Task instructions - Give again exactly the lines that run from the start of the records to the line holding "Line, ReferenceArea, ReferenceLine", both ends counted. Do not include the pictures.

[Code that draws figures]
════════════════

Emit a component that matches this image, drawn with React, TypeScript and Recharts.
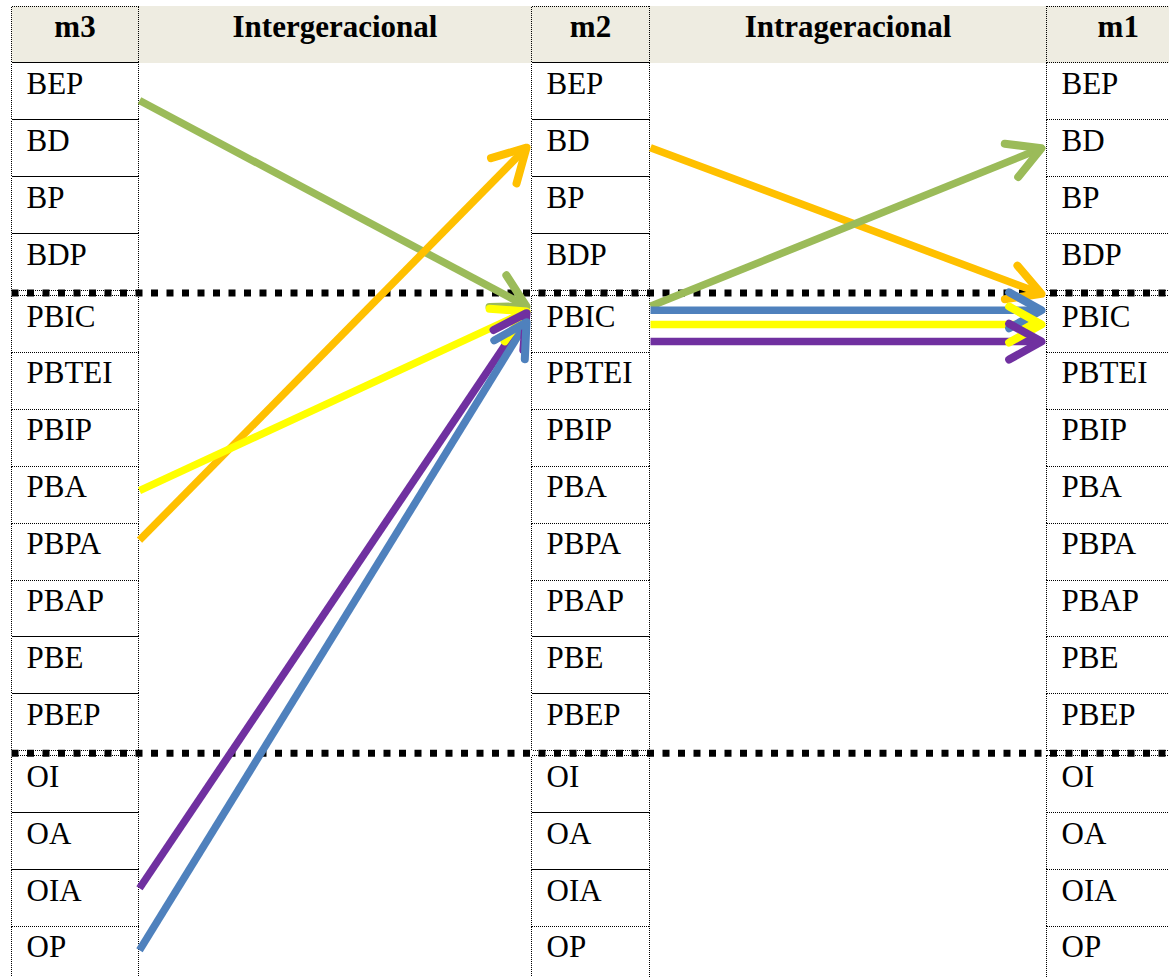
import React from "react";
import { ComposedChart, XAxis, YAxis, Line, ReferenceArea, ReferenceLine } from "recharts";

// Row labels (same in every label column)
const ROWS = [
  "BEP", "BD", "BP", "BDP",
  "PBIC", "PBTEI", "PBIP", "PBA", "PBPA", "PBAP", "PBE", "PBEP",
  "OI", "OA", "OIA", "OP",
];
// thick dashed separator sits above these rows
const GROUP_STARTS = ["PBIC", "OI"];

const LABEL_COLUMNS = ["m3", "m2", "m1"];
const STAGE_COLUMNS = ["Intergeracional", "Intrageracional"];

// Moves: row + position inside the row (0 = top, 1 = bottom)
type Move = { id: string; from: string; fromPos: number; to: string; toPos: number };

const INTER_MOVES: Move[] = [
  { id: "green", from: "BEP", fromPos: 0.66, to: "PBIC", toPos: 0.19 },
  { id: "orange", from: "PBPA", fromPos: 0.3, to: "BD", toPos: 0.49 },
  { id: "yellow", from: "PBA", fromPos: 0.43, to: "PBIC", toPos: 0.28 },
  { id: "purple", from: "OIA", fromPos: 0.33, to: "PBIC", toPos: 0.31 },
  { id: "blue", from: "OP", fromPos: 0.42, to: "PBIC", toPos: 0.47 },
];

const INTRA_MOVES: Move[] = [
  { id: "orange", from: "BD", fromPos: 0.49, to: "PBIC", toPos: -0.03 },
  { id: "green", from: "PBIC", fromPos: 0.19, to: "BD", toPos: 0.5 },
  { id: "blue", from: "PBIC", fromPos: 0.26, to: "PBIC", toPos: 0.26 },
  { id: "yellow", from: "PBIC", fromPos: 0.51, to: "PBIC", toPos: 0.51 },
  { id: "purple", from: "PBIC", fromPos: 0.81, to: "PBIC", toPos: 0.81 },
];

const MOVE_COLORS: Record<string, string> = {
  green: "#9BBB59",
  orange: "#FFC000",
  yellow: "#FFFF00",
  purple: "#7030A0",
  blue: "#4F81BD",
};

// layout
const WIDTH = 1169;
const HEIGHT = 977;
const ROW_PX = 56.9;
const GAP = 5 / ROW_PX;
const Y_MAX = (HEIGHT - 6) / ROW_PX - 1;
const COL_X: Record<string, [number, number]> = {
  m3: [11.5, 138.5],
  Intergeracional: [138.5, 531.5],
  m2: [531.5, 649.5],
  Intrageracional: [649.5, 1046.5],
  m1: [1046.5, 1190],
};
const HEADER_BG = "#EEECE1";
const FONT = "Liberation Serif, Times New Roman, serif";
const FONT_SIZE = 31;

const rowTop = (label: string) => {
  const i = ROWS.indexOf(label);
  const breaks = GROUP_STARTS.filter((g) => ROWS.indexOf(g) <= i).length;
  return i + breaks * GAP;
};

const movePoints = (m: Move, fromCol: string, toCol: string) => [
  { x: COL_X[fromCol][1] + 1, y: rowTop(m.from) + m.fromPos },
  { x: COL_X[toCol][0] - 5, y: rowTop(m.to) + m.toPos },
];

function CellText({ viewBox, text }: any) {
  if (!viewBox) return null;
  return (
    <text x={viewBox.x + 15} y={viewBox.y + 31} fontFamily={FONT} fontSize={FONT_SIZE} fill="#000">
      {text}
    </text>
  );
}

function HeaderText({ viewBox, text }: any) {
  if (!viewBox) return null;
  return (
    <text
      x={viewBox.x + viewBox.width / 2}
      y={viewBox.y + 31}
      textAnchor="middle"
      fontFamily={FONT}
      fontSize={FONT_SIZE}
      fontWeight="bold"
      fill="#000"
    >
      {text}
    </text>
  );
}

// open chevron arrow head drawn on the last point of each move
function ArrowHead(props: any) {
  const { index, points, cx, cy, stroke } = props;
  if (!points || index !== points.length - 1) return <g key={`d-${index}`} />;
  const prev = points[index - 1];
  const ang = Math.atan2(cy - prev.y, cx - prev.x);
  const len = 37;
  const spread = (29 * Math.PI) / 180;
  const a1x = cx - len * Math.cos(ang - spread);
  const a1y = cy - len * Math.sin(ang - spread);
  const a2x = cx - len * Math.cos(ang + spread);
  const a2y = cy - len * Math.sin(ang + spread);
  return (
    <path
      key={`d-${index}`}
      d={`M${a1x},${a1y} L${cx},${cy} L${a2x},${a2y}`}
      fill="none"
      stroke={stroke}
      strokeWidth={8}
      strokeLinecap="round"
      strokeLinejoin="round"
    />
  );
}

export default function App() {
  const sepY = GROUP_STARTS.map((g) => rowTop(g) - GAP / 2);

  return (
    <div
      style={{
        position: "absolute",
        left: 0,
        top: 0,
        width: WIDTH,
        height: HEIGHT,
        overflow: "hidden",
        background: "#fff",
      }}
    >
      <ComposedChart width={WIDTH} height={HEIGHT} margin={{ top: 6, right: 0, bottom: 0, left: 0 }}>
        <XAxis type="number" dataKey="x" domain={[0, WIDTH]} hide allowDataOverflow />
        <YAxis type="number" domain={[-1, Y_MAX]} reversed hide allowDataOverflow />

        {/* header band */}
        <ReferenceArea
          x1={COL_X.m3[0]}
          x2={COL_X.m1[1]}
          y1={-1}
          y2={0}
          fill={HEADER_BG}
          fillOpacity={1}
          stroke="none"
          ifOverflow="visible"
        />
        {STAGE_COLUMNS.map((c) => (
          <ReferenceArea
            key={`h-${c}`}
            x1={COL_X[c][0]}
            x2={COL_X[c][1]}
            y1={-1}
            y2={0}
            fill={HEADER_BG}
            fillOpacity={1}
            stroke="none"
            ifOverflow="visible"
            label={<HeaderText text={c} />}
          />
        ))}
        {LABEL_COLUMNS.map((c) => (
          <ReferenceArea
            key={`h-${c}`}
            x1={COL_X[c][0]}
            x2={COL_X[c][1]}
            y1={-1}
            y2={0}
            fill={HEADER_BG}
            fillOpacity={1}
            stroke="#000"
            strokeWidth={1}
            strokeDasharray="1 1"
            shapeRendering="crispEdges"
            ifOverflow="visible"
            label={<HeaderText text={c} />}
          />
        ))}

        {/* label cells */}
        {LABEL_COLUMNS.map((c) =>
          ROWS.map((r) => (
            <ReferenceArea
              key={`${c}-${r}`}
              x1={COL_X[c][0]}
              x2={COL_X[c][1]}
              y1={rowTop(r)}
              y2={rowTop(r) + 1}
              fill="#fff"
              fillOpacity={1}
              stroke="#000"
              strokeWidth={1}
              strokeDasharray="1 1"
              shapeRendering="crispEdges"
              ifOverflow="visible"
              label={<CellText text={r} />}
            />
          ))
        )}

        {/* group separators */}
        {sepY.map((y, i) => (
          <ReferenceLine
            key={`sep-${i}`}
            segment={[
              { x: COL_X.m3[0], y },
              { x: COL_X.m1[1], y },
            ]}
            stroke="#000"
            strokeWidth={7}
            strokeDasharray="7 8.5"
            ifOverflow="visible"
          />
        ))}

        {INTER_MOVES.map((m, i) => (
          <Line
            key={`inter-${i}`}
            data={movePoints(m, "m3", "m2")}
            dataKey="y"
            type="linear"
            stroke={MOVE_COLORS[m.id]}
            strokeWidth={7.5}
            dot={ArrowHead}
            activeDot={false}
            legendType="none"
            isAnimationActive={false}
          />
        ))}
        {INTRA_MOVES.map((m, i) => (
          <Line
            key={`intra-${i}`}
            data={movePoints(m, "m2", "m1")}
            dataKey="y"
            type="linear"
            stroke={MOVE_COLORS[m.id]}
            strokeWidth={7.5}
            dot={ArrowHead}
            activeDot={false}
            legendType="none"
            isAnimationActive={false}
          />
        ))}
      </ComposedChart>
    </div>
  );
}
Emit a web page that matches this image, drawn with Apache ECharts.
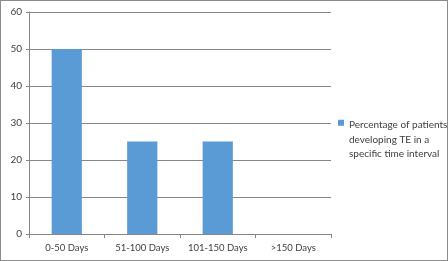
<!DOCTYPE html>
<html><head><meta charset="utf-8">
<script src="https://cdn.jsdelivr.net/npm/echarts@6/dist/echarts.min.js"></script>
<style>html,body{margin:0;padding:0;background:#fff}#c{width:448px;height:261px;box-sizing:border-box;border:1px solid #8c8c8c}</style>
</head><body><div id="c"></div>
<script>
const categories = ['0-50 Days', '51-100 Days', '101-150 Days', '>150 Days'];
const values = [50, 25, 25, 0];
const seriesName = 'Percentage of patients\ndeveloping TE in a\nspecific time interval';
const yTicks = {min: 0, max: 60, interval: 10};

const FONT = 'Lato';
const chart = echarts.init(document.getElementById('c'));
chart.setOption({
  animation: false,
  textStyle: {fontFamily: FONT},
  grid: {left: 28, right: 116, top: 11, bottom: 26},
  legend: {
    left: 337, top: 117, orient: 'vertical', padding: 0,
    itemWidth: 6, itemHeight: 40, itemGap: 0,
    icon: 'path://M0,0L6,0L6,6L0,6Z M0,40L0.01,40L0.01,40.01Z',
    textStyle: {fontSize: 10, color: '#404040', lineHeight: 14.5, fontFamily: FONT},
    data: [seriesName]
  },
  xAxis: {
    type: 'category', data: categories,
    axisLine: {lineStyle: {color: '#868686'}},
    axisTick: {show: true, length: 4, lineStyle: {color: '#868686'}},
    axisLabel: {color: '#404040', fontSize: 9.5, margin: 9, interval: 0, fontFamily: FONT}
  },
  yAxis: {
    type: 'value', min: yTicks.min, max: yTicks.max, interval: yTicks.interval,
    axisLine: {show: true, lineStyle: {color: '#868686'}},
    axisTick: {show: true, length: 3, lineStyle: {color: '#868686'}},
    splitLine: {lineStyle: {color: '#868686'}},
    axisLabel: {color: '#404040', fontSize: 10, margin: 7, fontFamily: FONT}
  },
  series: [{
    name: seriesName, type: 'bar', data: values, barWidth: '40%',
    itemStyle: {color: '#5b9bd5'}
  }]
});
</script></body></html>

════════════════

The response -
Emit a component that matches this image, drawn with React, TypeScript and Recharts.
import React from "react";
import { ComposedChart, XAxis, YAxis, Line, ReferenceArea, ReferenceLine } from "recharts";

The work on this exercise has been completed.